Mais, à bout de patience, Berlin a jugé jeudi qu’il était « grand temps de tirer les conséquences » de cette crise en renforçant les sanctions contre le régime de M. Loukachenko. Des mesures sont attendues en début de semaine prochaine, selon Bruxelles.

Menace gazière

Fort de l’appui russe, M. Loukachenko a menacé jeudi de riposter à d’éventuelles sanctions en fermant les vannes d’un important gazoduc alimentant l’Europe, au moment où le continent fait déjà face à des pénuries.

« Que se passerait-il si nous coupions le gaz naturel qui va là-bas ? », a lancé celui qui dirige la Biélorussie d’une main de fer depuis 1994.

Mais dans un entretien exclusif accordé à l’AFP, sa principale opposante, Svetlana Tikhanovskaïa, qui vit en exil, a estimé que M. Loukachenko « bluffait », appelant l’UE à ne pas dialoguer avec ce dirigeant « illégitime ».

Bruxelles accuse Minsk d’avoir mis en place une logistique pour attirer et acheminer les migrants à la frontière polonaise, avec la promesse d’un accès facile à l’espace Schengen.

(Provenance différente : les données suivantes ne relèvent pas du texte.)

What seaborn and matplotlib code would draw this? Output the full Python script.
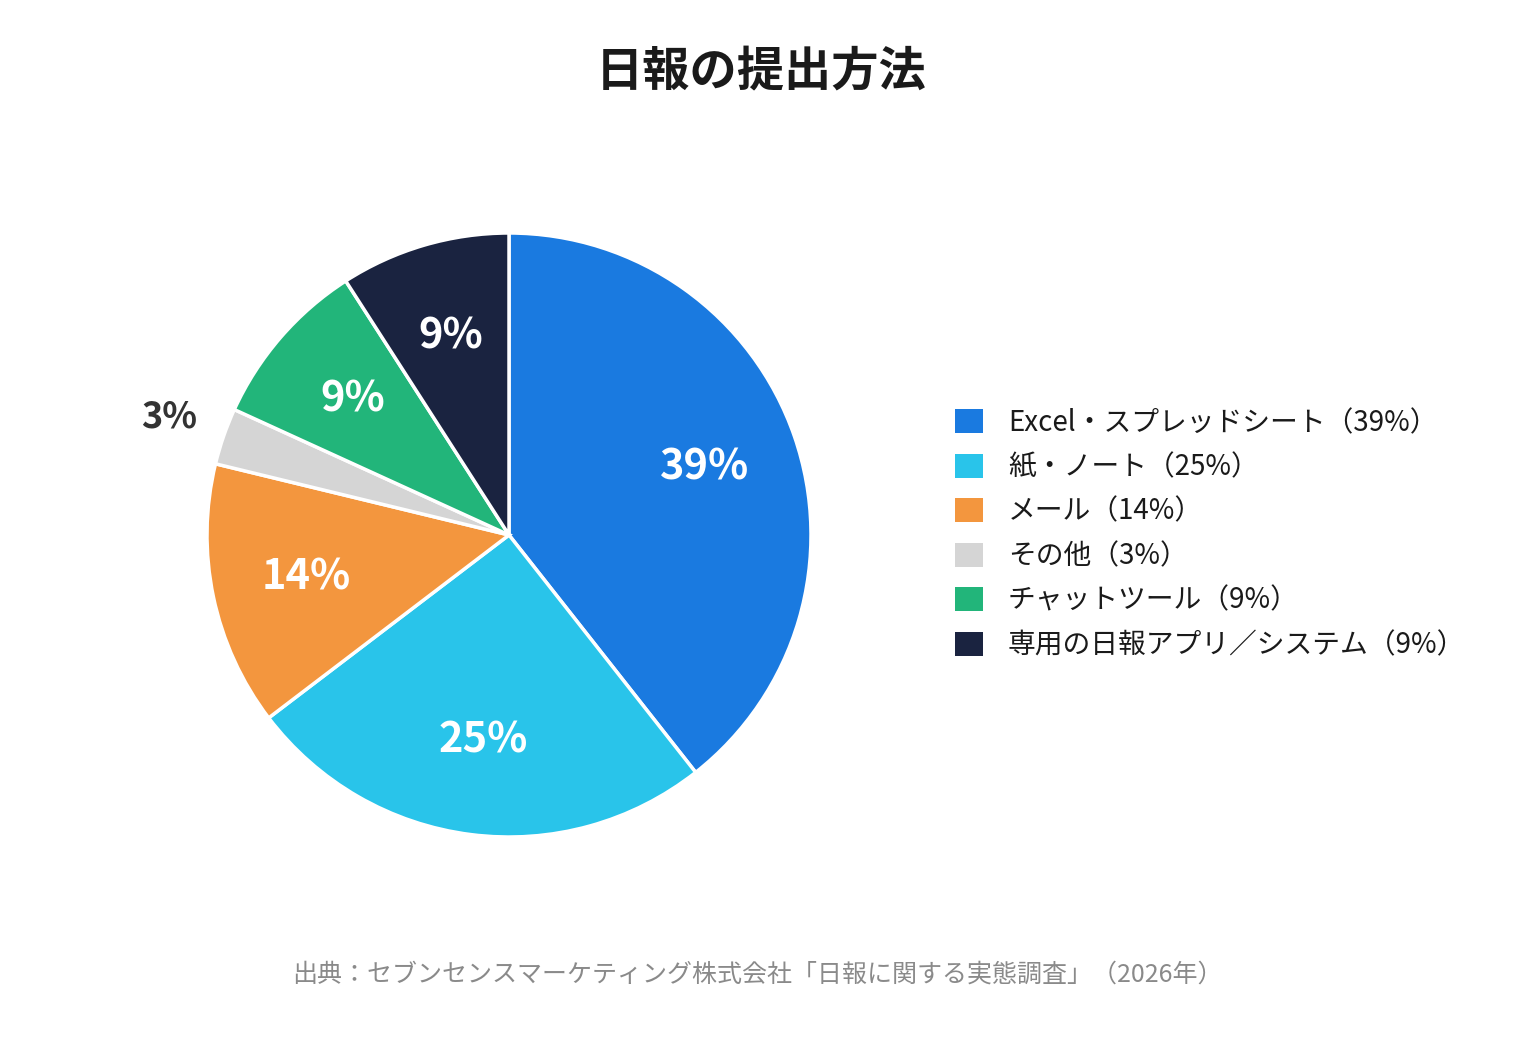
import numpy as np
import matplotlib
matplotlib.use("Agg")
import matplotlib.pyplot as plt
from matplotlib.patches import Patch
import seaborn as sns

# data
categories = ["Excel・スプレッドシート", "紙・ノート", "メール", "その他",
              "チャットツール", "専用の日報アプリ／システム"]
shares = [39, 25, 14, 3, 9, 9]
colors = ["#1a7ae0", "#29c4ea", "#f3963e", "#d5d5d5", "#22b57a", "#1a2340"]
title = "日報の提出方法"
source = "出典：セブンセンスマーケティング株式会社「日報に関する実態調査」（2026年）"

sns.set_theme(style="white")
plt.rcParams['font.family'] = ['Noto Sans CJK JP', 'DejaVu Sans']

W, H = 1520, 1040
fig = plt.figure(figsize=(W / 100, H / 100), dpi=100)
fig.patch.set_facecolor("white")

# pie axes placed around center (509, 535), radius ~302px
R = 302
cx, cy = 509, 535
side = 2 * 1.25 * R
ax = fig.add_axes([(cx - side / 2) / W, 1 - (cy + side / 2) / H, side / W, side / H])
palette = sns.color_palette(colors)
wedges, _ = ax.pie(shares, colors=palette, startangle=90, counterclock=False,
                   wedgeprops=dict(edgecolor="white", linewidth=2.5))
ax.set_xlim(-1.25, 1.25)
ax.set_ylim(-1.25, 1.25)
ax.set_aspect("equal")
ax.axis("off")

# percent labels
for w, v in zip(wedges, shares):
    mid = np.deg2rad((w.theta1 + w.theta2) / 2)
    if v < 5:
        r, col, fs = 1.19, "#333333", 26
    else:
        r, col, fs = 0.685, "white", 30
    ax.text(r * np.cos(mid), r * np.sin(mid), f"{v}%", ha="center", va="center",
            fontsize=fs, fontweight="bold", color=col)

fig.text(761 / W, 1 - 71 / H, title, ha="center", va="center",
         fontsize=34, fontweight="bold", color="#1a1a1a")

handles = [Patch(facecolor=c, edgecolor="none") for c in colors]
labels = [f"{c}（{v}%）" for c, v in zip(categories, shares)]
fig.legend(handles, labels, loc="center left", bbox_to_anchor=(955 / W, 1 - 534 / H),
           frameon=False, fontsize=20, handlelength=1.0, handleheight=0.95,
           handletextpad=0.9, labelspacing=0.52, borderpad=0, borderaxespad=0,
           labelcolor="#1a1a1a")

fig.text(757 / W, 1 - 975 / H, source, ha="center", va="center",
         fontsize=18, color="#8a8a8a")

fig.savefig("out.png", dpi=100, facecolor="white")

Le premier ministre polonais Mateusz Morawiecki, qui a accusé le régime de M. Loukachenko de « terrorisme d’État », a estimé jeudi que son pays était la cible d’une « guerre d’un genre nouveau » avec des civils utilisés comme « munitions ».

Pris en étau

Varsovie affirme en outre que les forces de sécurité biélorusses tirent des coups de feu en l’air pour forcer les migrants à avancer.

Minsk soutient en retour que les gardes-frontières polonais violent les normes internationales en les refoulant avec violence.

Pris en étau, de nombreux migrants, dont des enfants et des femmes, sont coincés dans la zone frontalière boisée.

C’est le cas notamment de plus de 2000 personnes, notamment des Kurdes, qui sont bloquées depuis plusieurs jours dans un camp de fortune, où ils se réchauffent en brûlant du bois pour supporter des températures proches de 0 °C.

Une « aide humanitaire d’urgence », notamment des couvertures, des vêtements chauds et des couches, a pu leur être acheminée jeudi, a indiqué un porte-parole du Haut-Commissariat de l’ONU pour les réfugiés (HCR).

Selon le quotidien polonais Gazeta Wyborcza, dix migrants sont morts dans la zone frontalière depuis le début de cette crise.

Sur le qui-vive

Face à cet afflux, la Pologne a déployé 15 000 militaires, érigé une clôture surmontée de fil de fer barbelé et approuvé la construction d’un mur à la frontière.

Varsovie a enregistré depuis août plus de 32 000 tentatives d’intrusion sur son territoire, dont 17 300 en octobre.

À Sokolka, ville polonaise située à une quinzaine de kilomètres de la frontière, les autorités étaient sur le qui-vive, arrêtant les véhicules pour vérifier qu’elles ne transportaient pas de migrants, a constaté mercredi l’AFP.

Plusieurs habitants de cette ville ont fait part de leur inquiétude et exprimé leur soutien à la fermeté de leurs autorités.

« J’ai peur que des migrants arrivent à passer, et des conséquences que cela pourrait avoir », a ainsi confié Henryk Lenkiewicz, un retraité âgé de 67 ans.

Redoutant d’être entraîné dans la crise, l’Ukraine, pays voisin de la Biélorussie, a annoncé jeudi le déploiement de 8500 militaires supplémentaires à la frontière.